Reporter: David Weber

ELEANOR HALL: A Perth social worker has been delving into the emotional area of family murder suicides to try to find out why they happen.

In a new book being launched today, Carolyn Harris Johnson, investigates seven cases in which where a man murders his children and commits suicide after a relationship breakdown.

Ms Johnson says the ultimate act of revenge is often unexpected because the warning signs have been missed. 

David Weber reports from Perth that the Chief Judge of the Western Australian Family Court will launch the book this afternoon.

DAVID WEBER: Carolyn Harris Johnson says she found that in all the cases, domestic violence was under-reported. She says any threats to harm a partner or the children need to be taken very seriously.

CAROLYN HARRIS JOHNSON: It certainly was under-reported and minimised where it was reported, even to the point where I was interviewing women, and they'd say initially there was no domestic violence, and then they'd go on to give me accounts of quite horrific examples of stalking, violence and threats.

DAVID WEBER: There were threats before murders were carried out then?

CAROLYN HARRIS JOHNSON: Certainly. There were threats to harm the woman, threats to kill her. Threats to kill the children and also suicidal threats by the perpetrator. 

DAVID WEBER: Ms Johnson says the threats to kill or harm came way before the separation occurred. She found that the men believed that the family was theirs to control.

CAROLYN HARRIS JOHNSON: He wasn't going to let her leave and I think the offences have a lot more to do with proprietary attitude of the males towards their families and the need to control them, than it has to do with anything else. 

At the same time, when women start to talk to men about their dissatisfaction with a relationship and perhaps try to get the man to go to counselling to address the issues, it's often very hard for women to get men to do that.

DAVID WEBER: The whole thing is about a loss of control really, and this is like the final act of control in a way?

CAROLYN HARRIS JOHNSON: Absolutely. But I think that what we must remember is the incidence of this kind of familicide is actually very low, and even though the cases are shocking, and involve multiple loss of life, thankfully they don't occur too often.

DAVID WEBER: The research suggests that the woman who's been left behind never gets over the trauma. One of the ways that survivors cope is to help others who find themselves in a similar kind of situation. 

Carolyn Harris Johnson says there's also a long-term impact on the extended family.

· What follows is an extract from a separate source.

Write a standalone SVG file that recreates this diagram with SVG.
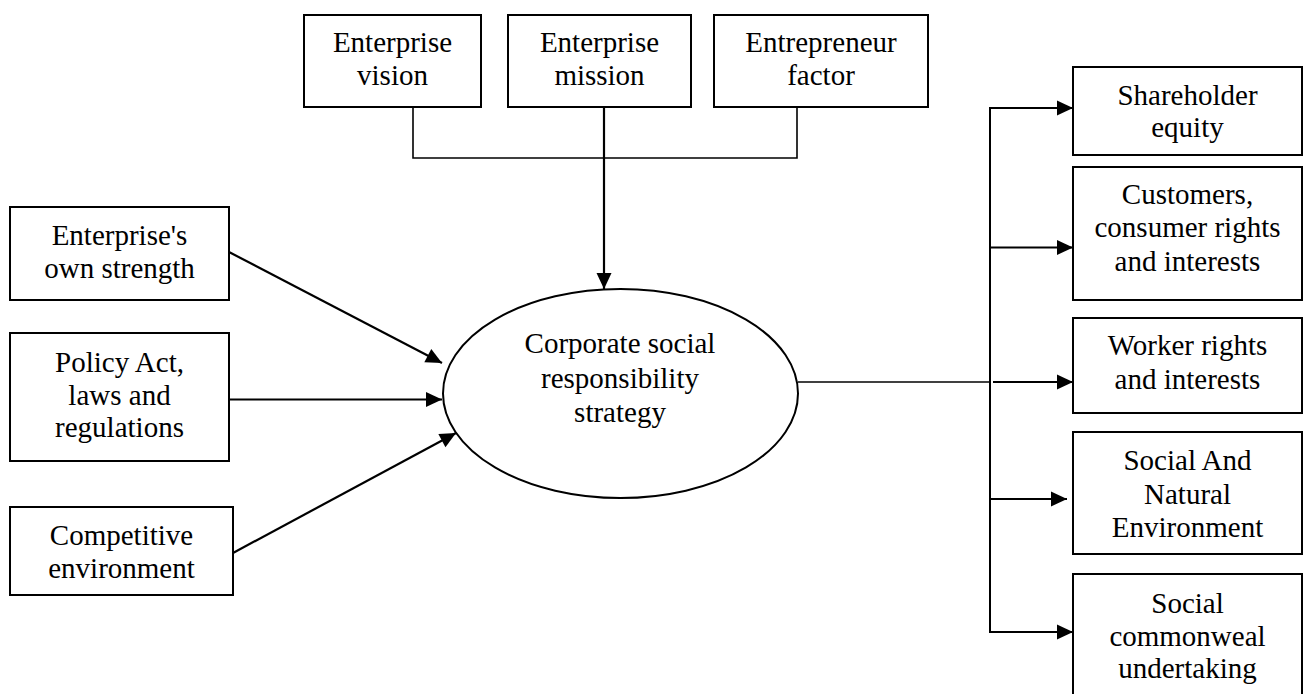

CAROLYN HARRIS JOHNSON: For us as adults, it's very hard to understand what would motivate a parent to kill a child. But for a child it's even harder and I've heard of cases where in the extended family, there's been marital separations and the women in that family have just been quite unable to allow their kids to go and have access to their father, even though that child's father might have been quite loving and never made any threats of any kind. 

DAVID WEBER: Do men do this more than women?

CAROLYN HARRIS JOHNSON: Men commit familicide following separation much, much more frequently than women. There's very few cases of that recorded anywhere. 

DAVID WEBER: It would seem that Ms Johnson's research dispels two myths about familicide. 

One is that familicide is caused by a legal dispute about custody. Ms Johnson found that not all the cases had been to the Family Court, and there was only one where custody was in dispute.

And she found a lack of contact wasn't a causing factor because the men were using their access to the children to kill them. 

She believes she's also countered another widely held view.

CAROLYN HARRIS JOHNSON: One of the other myths is that familicide is caused by love, that the extreme love the father feels for the children means that he can't bear to be separated from them, and that somehow he kills them out of that kind of emotional response. But that really doesn't make a lot of sense to me, and the research doesn't really bear that out either.

ELEANOR HALL: Social worker Carolyn Harris Johnson speaking to David Weber in Perth about her new book, Come With Daddy.